Simon also interviewed Israel’s Ambassador to the United States, Michael Oren. Responding to the condemnation of the security fence that Israel regrets “any inconvenience caused by the security precautions,” Oren reminded Simon that what is a matter of inconvenience for the Palestinians is “survival” for the Israelis. Oren said that inside Israel, in Christian towns like Nazareth, Arabs are Israeli citizens and are thriving. It is in the West Bank, “as in elsewhere in the Middle East, Christian communities are living under duress,” Oren said. He explained to a skeptical Simon that the duress is coming from Muslims, not from the Israel occupation. But when Simon asked the opinion of a group of Palestinian interviewees on this matter, Palestinian businessman Zahi Khoury exclaimed that out of the 12,000 customers of his West Bank Coca-Cola franchise, he had “never heard” of anyone leaving because of Islamic persecution.
At the end of the story, Simon confronted Oren, concerned that the “60 Minutes” story would be a “hatchet job” on Israel, about contacting officials at CBS. “60 Minutes” closed the story stressing that the migration of Christians from the region is no longer a religious question, but a matter of politics.
IRD Religious Liberty Director Faith McDonnell commented:
“Throughout the “60 Minutes” report, the statements of Palestinians are accepted without question, while the words of Israel’s Ambassador to the United States are challenged and brought back to a panel of Palestinians for their rebuttal and derision.”
“Does CBS not realize that Palestinian Christians have a gun to their heads? If they blame Israel, they stay off the radar screen of Hamas and other Palestinian extremists. If they criticize the Islamic authorities, they run the very high risk of being labeled a “collaborator” with Israel and becoming the victim of the horrible atrocities reserved for those who are considered traitors to the Arab Islamists.”
“The story reveals far more about how the mainstream media’s Israel obsession causes it to ignore the real war on Christians throughout the Middle East and the Islamic world than it reveals about the reality of life for Arab Christians in Israel and the Palestinian Authority.”
“Author Ayaan Hirsi Ali also reported recently on the plight of Christians.

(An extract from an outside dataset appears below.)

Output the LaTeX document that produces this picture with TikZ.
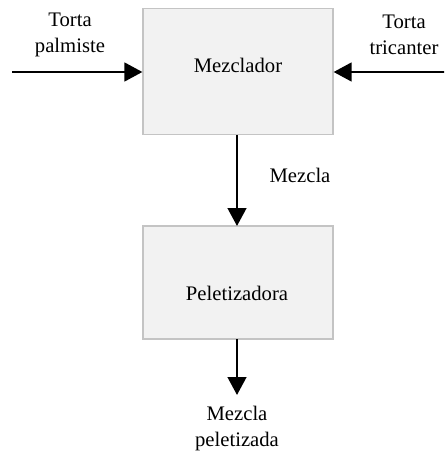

But in her Newsweek cover story, “The War on Christians,” Hirsi Ali describes the “rise of Christophobia,” and says, “from one end of the Muslim world to the other, Christians are being murdered for their faith. “60 Minutes” wasted an opportunity to reveal this real persecution of Christians in the Middle East in favor of attacking the mainstream media’s favorite scapegoat.”
The Institute on Religion & Democracy works to reaffirm the church’s biblical and historical teachings, strengthen and reform its role in public life, protect religious freedom, and renew democracy at home and abroad.